## [Instruction]
Your task is to retype the lines from the opening of the material through the line that includes "bottom - top);". Do not copy the pictures.

## [Data provided]

Begin

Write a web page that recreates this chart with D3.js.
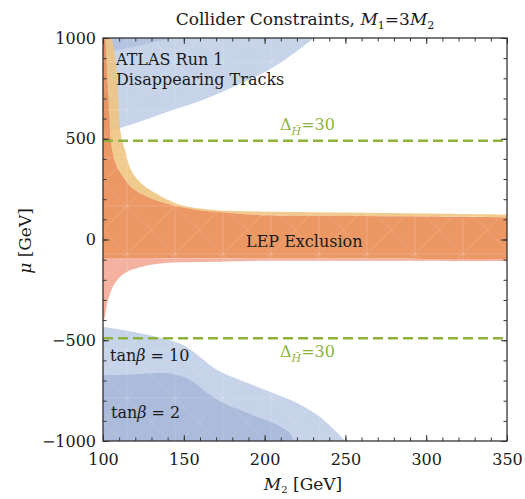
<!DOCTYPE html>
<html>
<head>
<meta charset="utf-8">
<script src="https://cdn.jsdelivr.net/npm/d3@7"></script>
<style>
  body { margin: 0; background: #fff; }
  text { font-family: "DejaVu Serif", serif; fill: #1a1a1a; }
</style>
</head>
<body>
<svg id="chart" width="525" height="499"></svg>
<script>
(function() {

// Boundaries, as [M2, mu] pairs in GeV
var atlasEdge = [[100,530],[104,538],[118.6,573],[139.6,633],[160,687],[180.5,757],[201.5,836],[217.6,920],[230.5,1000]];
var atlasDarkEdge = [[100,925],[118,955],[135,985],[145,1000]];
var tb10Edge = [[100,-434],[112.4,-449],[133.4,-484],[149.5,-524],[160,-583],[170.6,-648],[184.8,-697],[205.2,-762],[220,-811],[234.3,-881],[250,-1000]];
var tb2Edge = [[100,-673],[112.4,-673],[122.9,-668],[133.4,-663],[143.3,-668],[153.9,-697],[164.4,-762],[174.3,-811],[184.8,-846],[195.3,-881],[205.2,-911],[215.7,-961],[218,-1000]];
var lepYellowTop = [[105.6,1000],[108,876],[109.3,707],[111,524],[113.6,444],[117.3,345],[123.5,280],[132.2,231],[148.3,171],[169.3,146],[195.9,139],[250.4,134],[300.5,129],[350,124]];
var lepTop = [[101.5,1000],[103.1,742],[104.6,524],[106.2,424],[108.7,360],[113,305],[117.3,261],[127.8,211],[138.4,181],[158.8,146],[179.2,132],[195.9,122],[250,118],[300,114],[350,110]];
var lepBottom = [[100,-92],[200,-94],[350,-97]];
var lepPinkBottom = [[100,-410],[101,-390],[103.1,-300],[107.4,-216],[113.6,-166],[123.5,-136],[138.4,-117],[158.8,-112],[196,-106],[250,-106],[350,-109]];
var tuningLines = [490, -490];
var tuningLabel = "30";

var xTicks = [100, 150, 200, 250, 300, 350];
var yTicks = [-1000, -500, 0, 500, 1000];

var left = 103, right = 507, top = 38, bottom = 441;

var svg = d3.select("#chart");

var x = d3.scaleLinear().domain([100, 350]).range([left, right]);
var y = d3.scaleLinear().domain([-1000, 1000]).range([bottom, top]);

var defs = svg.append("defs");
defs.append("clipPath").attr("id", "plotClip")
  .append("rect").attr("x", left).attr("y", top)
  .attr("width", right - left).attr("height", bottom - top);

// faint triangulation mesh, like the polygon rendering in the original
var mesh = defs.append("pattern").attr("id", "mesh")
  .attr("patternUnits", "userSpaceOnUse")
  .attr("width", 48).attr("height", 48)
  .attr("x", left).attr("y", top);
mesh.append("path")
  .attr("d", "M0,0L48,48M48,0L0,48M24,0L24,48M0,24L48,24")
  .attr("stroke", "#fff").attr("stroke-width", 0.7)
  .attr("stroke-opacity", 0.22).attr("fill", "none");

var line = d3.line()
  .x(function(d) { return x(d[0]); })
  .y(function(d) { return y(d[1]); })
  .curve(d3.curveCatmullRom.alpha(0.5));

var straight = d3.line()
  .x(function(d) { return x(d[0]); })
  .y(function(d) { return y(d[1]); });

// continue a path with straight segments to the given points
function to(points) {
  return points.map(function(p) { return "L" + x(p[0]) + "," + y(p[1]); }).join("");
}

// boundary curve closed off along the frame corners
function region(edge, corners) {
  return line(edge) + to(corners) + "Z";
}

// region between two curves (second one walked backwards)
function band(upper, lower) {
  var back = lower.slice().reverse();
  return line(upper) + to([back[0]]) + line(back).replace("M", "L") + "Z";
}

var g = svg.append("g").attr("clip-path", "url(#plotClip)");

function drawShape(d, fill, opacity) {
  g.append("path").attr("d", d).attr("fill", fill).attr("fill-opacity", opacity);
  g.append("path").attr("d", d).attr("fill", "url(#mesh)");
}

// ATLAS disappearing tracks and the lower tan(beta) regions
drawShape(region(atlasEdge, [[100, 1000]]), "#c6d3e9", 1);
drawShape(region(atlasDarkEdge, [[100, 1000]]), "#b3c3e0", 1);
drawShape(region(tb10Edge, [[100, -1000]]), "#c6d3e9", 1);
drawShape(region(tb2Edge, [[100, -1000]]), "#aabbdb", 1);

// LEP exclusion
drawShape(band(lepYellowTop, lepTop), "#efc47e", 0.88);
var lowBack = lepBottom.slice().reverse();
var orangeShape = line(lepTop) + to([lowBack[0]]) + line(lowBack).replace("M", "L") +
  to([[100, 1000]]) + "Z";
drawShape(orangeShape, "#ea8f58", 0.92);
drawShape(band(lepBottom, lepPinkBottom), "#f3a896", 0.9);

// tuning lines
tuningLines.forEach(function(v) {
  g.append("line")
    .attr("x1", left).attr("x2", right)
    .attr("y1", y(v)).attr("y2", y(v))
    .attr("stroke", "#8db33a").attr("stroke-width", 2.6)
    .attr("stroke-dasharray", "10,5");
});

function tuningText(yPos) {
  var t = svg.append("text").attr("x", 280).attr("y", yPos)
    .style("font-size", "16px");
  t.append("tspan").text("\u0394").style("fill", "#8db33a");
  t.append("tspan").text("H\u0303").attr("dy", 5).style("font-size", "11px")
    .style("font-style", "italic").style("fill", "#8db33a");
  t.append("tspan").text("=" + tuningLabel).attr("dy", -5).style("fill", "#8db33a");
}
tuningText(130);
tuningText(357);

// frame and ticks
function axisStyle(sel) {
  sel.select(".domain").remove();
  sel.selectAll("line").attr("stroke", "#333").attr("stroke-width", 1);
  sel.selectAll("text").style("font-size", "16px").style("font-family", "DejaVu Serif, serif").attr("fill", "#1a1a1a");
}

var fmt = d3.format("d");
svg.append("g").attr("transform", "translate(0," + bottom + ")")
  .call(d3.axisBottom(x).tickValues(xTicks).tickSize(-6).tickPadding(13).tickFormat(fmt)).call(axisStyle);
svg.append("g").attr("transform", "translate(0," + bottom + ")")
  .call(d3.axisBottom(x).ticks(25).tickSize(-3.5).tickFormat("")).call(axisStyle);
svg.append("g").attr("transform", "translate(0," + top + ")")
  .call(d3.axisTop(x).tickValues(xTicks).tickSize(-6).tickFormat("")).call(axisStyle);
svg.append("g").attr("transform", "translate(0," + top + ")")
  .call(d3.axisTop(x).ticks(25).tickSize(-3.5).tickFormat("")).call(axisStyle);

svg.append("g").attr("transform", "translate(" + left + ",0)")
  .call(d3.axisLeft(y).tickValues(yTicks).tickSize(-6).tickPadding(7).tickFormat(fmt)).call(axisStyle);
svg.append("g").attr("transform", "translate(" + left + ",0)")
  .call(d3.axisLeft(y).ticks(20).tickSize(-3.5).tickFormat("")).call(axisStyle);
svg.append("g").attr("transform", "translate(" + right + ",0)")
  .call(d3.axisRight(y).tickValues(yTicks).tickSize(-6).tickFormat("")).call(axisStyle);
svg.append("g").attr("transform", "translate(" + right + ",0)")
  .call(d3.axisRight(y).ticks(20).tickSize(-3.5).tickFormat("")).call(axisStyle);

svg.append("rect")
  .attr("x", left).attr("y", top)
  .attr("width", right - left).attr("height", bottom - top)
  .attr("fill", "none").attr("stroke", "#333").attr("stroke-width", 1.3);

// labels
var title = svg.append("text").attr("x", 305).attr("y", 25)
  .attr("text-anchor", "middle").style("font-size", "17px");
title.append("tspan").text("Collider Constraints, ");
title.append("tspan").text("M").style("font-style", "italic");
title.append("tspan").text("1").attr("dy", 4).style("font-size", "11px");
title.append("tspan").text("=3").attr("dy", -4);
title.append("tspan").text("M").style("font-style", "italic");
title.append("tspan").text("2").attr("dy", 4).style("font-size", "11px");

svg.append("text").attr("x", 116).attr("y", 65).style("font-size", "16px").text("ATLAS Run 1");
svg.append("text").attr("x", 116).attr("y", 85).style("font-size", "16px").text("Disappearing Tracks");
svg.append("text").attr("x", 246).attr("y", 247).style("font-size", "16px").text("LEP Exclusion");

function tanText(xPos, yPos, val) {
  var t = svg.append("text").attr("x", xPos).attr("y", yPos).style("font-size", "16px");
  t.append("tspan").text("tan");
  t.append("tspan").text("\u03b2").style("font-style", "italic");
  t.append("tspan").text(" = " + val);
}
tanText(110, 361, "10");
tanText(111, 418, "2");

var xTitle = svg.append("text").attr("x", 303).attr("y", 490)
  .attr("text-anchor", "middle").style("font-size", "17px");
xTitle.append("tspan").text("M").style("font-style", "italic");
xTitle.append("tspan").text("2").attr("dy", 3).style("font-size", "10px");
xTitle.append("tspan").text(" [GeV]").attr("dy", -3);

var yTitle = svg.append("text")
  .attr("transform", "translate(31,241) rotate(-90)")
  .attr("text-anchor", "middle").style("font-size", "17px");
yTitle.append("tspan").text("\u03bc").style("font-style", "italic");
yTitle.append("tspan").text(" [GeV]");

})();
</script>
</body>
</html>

End

## [Full solution]
Write a web page that recreates this chart with D3.js.
<!DOCTYPE html>
<html>
<head>
<meta charset="utf-8">
<script src="https://cdn.jsdelivr.net/npm/d3@7"></script>
<style>
  body { margin: 0; background: #fff; }
  text { font-family: "DejaVu Serif", serif; fill: #1a1a1a; }
</style>
</head>
<body>
<svg id="chart" width="525" height="499"></svg>
<script>
(function() {

// Boundaries, as [M2, mu] pairs in GeV
var atlasEdge = [[100,530],[104,538],[118.6,573],[139.6,633],[160,687],[180.5,757],[201.5,836],[217.6,920],[230.5,1000]];
var atlasDarkEdge = [[100,925],[118,955],[135,985],[145,1000]];
var tb10Edge = [[100,-434],[112.4,-449],[133.4,-484],[149.5,-524],[160,-583],[170.6,-648],[184.8,-697],[205.2,-762],[220,-811],[234.3,-881],[250,-1000]];
var tb2Edge = [[100,-673],[112.4,-673],[122.9,-668],[133.4,-663],[143.3,-668],[153.9,-697],[164.4,-762],[174.3,-811],[184.8,-846],[195.3,-881],[205.2,-911],[215.7,-961],[218,-1000]];
var lepYellowTop = [[105.6,1000],[108,876],[109.3,707],[111,524],[113.6,444],[117.3,345],[123.5,280],[132.2,231],[148.3,171],[169.3,146],[195.9,139],[250.4,134],[300.5,129],[350,124]];
var lepTop = [[101.5,1000],[103.1,742],[104.6,524],[106.2,424],[108.7,360],[113,305],[117.3,261],[127.8,211],[138.4,181],[158.8,146],[179.2,132],[195.9,122],[250,118],[300,114],[350,110]];
var lepBottom = [[100,-92],[200,-94],[350,-97]];
var lepPinkBottom = [[100,-410],[101,-390],[103.1,-300],[107.4,-216],[113.6,-166],[123.5,-136],[138.4,-117],[158.8,-112],[196,-106],[250,-106],[350,-109]];
var tuningLines = [490, -490];
var tuningLabel = "30";

var xTicks = [100, 150, 200, 250, 300, 350];
var yTicks = [-1000, -500, 0, 500, 1000];

var left = 103, right = 507, top = 38, bottom = 441;

var svg = d3.select("#chart");

var x = d3.scaleLinear().domain([100, 350]).range([left, right]);
var y = d3.scaleLinear().domain([-1000, 1000]).range([bottom, top]);

var defs = svg.append("defs");
defs.append("clipPath").attr("id", "plotClip")
  .append("rect").attr("x", left).attr("y", top)
  .attr("width", right - left).attr("height", bottom - top);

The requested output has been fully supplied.